* **THE PROBLEM**: Set down each line of the material that follows, exactly, with no pictures.
►
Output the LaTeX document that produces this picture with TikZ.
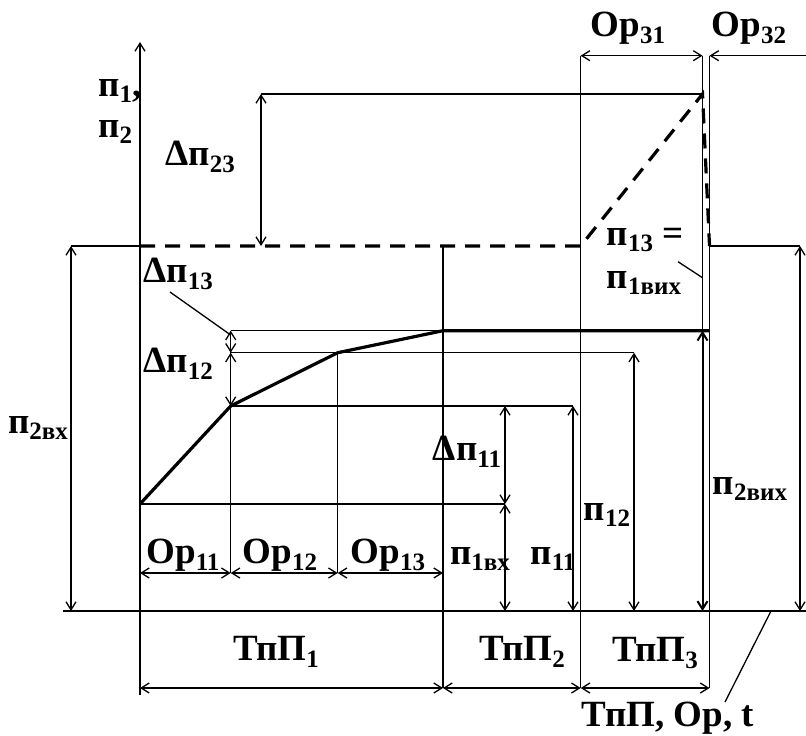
\documentclass[tikz,border=0pt]{standalone}
\usepackage{fontspec}
\setmainfont{Liberation Serif}
\usepackage{tikz}
\usetikzlibrary{arrows.meta}

\newcommand{\lowidx}[1]{\raisebox{-0.4ex}{\fontsize{12.5}{13}\selectfont #1}}

\begin{document}
\begin{tikzpicture}[x=0.5pt,y=-0.5pt,
  thinline/.style={line width=0.65pt},
  thickline/.style={line width=1.6pt},
  dashline/.style={line width=1.6pt,dash pattern=on 7.5pt off 5pt},
  dimline/.style={line width=0.65pt,{Straight Barb[length=4pt,width=5pt]}-{Straight Barb[length=4pt,width=5pt]}},
  lbl/.style={font=\fontsize{18.5}{22}\selectfont\bfseries,inner sep=0pt}]
\useasboundingbox (0,0) rectangle (806,735);

% key points
\coordinate (o) at (140,611);
\coordinate (s) at (140,504);
\coordinate (k1) at (230.7,406);
\coordinate (k2) at (337.7,352.7);
\coordinate (k3) at (443,330.7);
\coordinate (k4) at (709.5,330.7);
\coordinate (d1) at (140,246);
\coordinate (d2) at (580.7,246);
\coordinate (d3) at (702.5,94);
\coordinate (d4) at (709.5,246);

% axes
\draw[thinline,-{Straight Barb[length=4pt,width=5pt]}] (140,695) -- (140,42);
\draw[thinline] (63,611) -- (806,611);

% grid lines
\draw[thinline] (71,246) -- (d1);
\draw[thinline] (261,94) -- (d3);
\draw[thinline] (d4) -- (800,246);
\draw[thinline] (230.7,330.7) -- (k3);
\draw[thinline] (230.7,352.7) -- (634,352.7);
\draw[thinline] (k1) -- (573,406);
\draw[thinline] (s) -- (505,504);
\draw[thinline] (230.7,330.7) -- (230.7,573);
\draw[thinline] (k2) -- (337.7,573);
\draw[thinline] (443,246) -- (443,688);
\draw[thinline] (580.7,55.7) -- (580.7,688);
\draw[thinline] (702.5,55.7) -- (702.5,611);
\draw[thinline] (709.5,55.7) -- (709.5,688);

% curves
\draw[thickline] (s) -- (k1) -- (k2) -- (k3) -- (k4);
\draw[dashline] (d1) -- (d2) -- (d3) -- (d4);

% dimensions
\draw[dimline] (71,246) -- (71,611);
\draw[dimline] (261,94) -- (261,246);
\draw[dimline] (800,246) -- (800,611);
\draw[dimline] (230.7,330.7) -- (230.7,352.7);
\draw[dimline] (230.7,352.7) -- (k1);
\draw[dimline] (505,406) -- (505,504);
\draw[dimline] (505,504) -- (505,611);
\draw[dimline] (573,406) -- (573,611);
\draw[dimline] (634,352.7) -- (634,611);
\draw[dimline,line width=1pt] (702.5,330.7) -- (702.5,611);
\draw[dimline] (140,573) -- (230.7,573);
\draw[dimline] (230.7,573) -- (337.7,573);
\draw[dimline] (337.7,573) -- (443,573);
\draw[dimline] (140,688) -- (443,688);
\draw[dimline] (443,688) -- (580.7,688);
\draw[dimline] (580.7,688) -- (709.5,688);
\draw[dimline] (580.7,55.7) -- (702.5,55.7);
\draw[thinline,-{Straight Barb[length=4pt,width=5pt]}] (806,55.7) -- (709.5,55.7);

% labels
\node[lbl,anchor=west] (p1) at (98,91) {п\lowidx{1},};
\node[lbl,anchor=west] (p2) at (98,132) {п\lowidx{2}};
\node[lbl] (dp23) at (200,157) {Δп\lowidx{23}};
\node[lbl] (dp13) at (178,274) {Δп\lowidx{13}};
\node[lbl] (dp12) at (178,364) {Δп\lowidx{12}};
\node[lbl] (dp11) at (467,452) {Δп\lowidx{11}};
\node[lbl] (p2in) at (38,428) {п\lowidx{2вх}};
\node[lbl] (p1in) at (480,559) {п\lowidx{1вх}};
\node[lbl] (p11) at (553,559) {п\lowidx{11}};
\node[lbl] (p12) at (607,515) {п\lowidx{12}};
\node[lbl] (p2out) at (750,489) {п\lowidx{2вих}};
\node[lbl] (p13) at (645,240) {п\lowidx{13} =};
\node[lbl] (p1out) at (644,283) {п\lowidx{1вих}};
\node[lbl] (op11) at (183,555) {Ор\lowidx{11}};
\node[lbl] (op12) at (280,555) {Ор\lowidx{12}};
\node[lbl] (op13) at (388,555) {Ор\lowidx{13}};
\node[lbl] (op31) at (628,28) {Ор\lowidx{31}};
\node[lbl] (op32) at (749,28) {Ор\lowidx{32}};
\node[lbl] (tp1) at (276,652) {ТпП\lowidx{1}};
\node[lbl] (tp2) at (522,652) {ТпП\lowidx{2}};
\node[lbl] (tp3) at (655,653) {ТпП\lowidx{3}};
\node[lbl] (taxis) at (668,718) {ТпП, Ор, t};

% leaders
\coordinate (l1) at (170,292);
\coordinate (l2) at (678,261.7);
\coordinate (l3) at (725,702);
\draw[thinline] (l1) -- (230.7,335);
\draw[thinline] (l2) -- (702.5,277.7);
\draw[thinline] (l3) -- (771,611);
\end{tikzpicture}
\end{document}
◄
* **TASK ANSWER**:
Output the LaTeX document that produces this picture with TikZ.
\documentclass[tikz,border=0pt]{standalone}
\usepackage{fontspec}
\setmainfont{Liberation Serif}
\usepackage{tikz}
\usetikzlibrary{arrows.meta}

\newcommand{\lowidx}[1]{\raisebox{-0.4ex}{\fontsize{12.5}{13}\selectfont #1}}

\begin{document}
\begin{tikzpicture}[x=0.5pt,y=-0.5pt,
  thinline/.style={line width=0.65pt},
  thickline/.style={line width=1.6pt},
  dashline/.style={line width=1.6pt,dash pattern=on 7.5pt off 5pt},
  dimline/.style={line width=0.65pt,{Straight Barb[length=4pt,width=5pt]}-{Straight Barb[length=4pt,width=5pt]}},
  lbl/.style={font=\fontsize{18.5}{22}\selectfont\bfseries,inner sep=0pt}]
\useasboundingbox (0,0) rectangle (806,735);

% key points
\coordinate (o) at (140,611);
\coordinate (s) at (140,504);
\coordinate (k1) at (230.7,406);
\coordinate (k2) at (337.7,352.7);
\coordinate (k3) at (443,330.7);
\coordinate (k4) at (709.5,330.7);
\coordinate (d1) at (140,246);
\coordinate (d2) at (580.7,246);
\coordinate (d3) at (702.5,94);
\coordinate (d4) at (709.5,246);

% axes
\draw[thinline,-{Straight Barb[length=4pt,width=5pt]}] (140,695) -- (140,42);
\draw[thinline] (63,611) -- (806,611);

% grid lines
\draw[thinline] (71,246) -- (d1);
\draw[thinline] (261,94) -- (d3);
\draw[thinline] (d4) -- (800,246);
\draw[thinline] (230.7,330.7) -- (k3);
\draw[thinline] (230.7,352.7) -- (634,352.7);
\draw[thinline] (k1) -- (573,406);
\draw[thinline] (s) -- (505,504);
\draw[thinline] (230.7,330.7) -- (230.7,573);
\draw[thinline] (k2) -- (337.7,573);
\draw[thinline] (443,246) -- (443,688);
\draw[thinline] (580.7,55.7) -- (580.7,688);
\draw[thinline] (702.5,55.7) -- (702.5,611);
\draw[thinline] (709.5,55.7) -- (709.5,688);

% curves
\draw[thickline] (s) -- (k1) -- (k2) -- (k3) -- (k4);
\draw[dashline] (d1) -- (d2) -- (d3) -- (d4);

% dimensions
\draw[dimline] (71,246) -- (71,611);
\draw[dimline] (261,94) -- (261,246);
\draw[dimline] (800,246) -- (800,611);
\draw[dimline] (230.7,330.7) -- (230.7,352.7);
\draw[dimline] (230.7,352.7) -- (k1);
\draw[dimline] (505,406) -- (505,504);
\draw[dimline] (505,504) -- (505,611);
\draw[dimline] (573,406) -- (573,611);
\draw[dimline] (634,352.7) -- (634,611);
\draw[dimline,line width=1pt] (702.5,330.7) -- (702.5,611);
\draw[dimline] (140,573) -- (230.7,573);
\draw[dimline] (230.7,573) -- (337.7,573);
\draw[dimline] (337.7,573) -- (443,573);
\draw[dimline] (140,688) -- (443,688);
\draw[dimline] (443,688) -- (580.7,688);
\draw[dimline] (580.7,688) -- (709.5,688);
\draw[dimline] (580.7,55.7) -- (702.5,55.7);
\draw[thinline,-{Straight Barb[length=4pt,width=5pt]}] (806,55.7) -- (709.5,55.7);

% labels
\node[lbl,anchor=west] (p1) at (98,91) {п\lowidx{1},};
\node[lbl,anchor=west] (p2) at (98,132) {п\lowidx{2}};
\node[lbl] (dp23) at (200,157) {Δп\lowidx{23}};
\node[lbl] (dp13) at (178,274) {Δп\lowidx{13}};
\node[lbl] (dp12) at (178,364) {Δп\lowidx{12}};
\node[lbl] (dp11) at (467,452) {Δп\lowidx{11}};
\node[lbl] (p2in) at (38,428) {п\lowidx{2вх}};
\node[lbl] (p1in) at (480,559) {п\lowidx{1вх}};
\node[lbl] (p11) at (553,559) {п\lowidx{11}};
\node[lbl] (p12) at (607,515) {п\lowidx{12}};
\node[lbl] (p2out) at (750,489) {п\lowidx{2вих}};
\node[lbl] (p13) at (645,240) {п\lowidx{13} =};
\node[lbl] (p1out) at (644,283) {п\lowidx{1вих}};
\node[lbl] (op11) at (183,555) {Ор\lowidx{11}};
\node[lbl] (op12) at (280,555) {Ор\lowidx{12}};
\node[lbl] (op13) at (388,555) {Ор\lowidx{13}};
\node[lbl] (op31) at (628,28) {Ор\lowidx{31}};
\node[lbl] (op32) at (749,28) {Ор\lowidx{32}};
\node[lbl] (tp1) at (276,652) {ТпП\lowidx{1}};
\node[lbl] (tp2) at (522,652) {ТпП\lowidx{2}};
\node[lbl] (tp3) at (655,653) {ТпП\lowidx{3}};
\node[lbl] (taxis) at (668,718) {ТпП, Ор, t};

% leaders
\coordinate (l1) at (170,292);
\coordinate (l2) at (678,261.7);
\coordinate (l3) at (725,702);
\draw[thinline] (l1) -- (230.7,335);
\draw[thinline] (l2) -- (702.5,277.7);
\draw[thinline] (l3) -- (771,611);
\end{tikzpicture}
\end{document}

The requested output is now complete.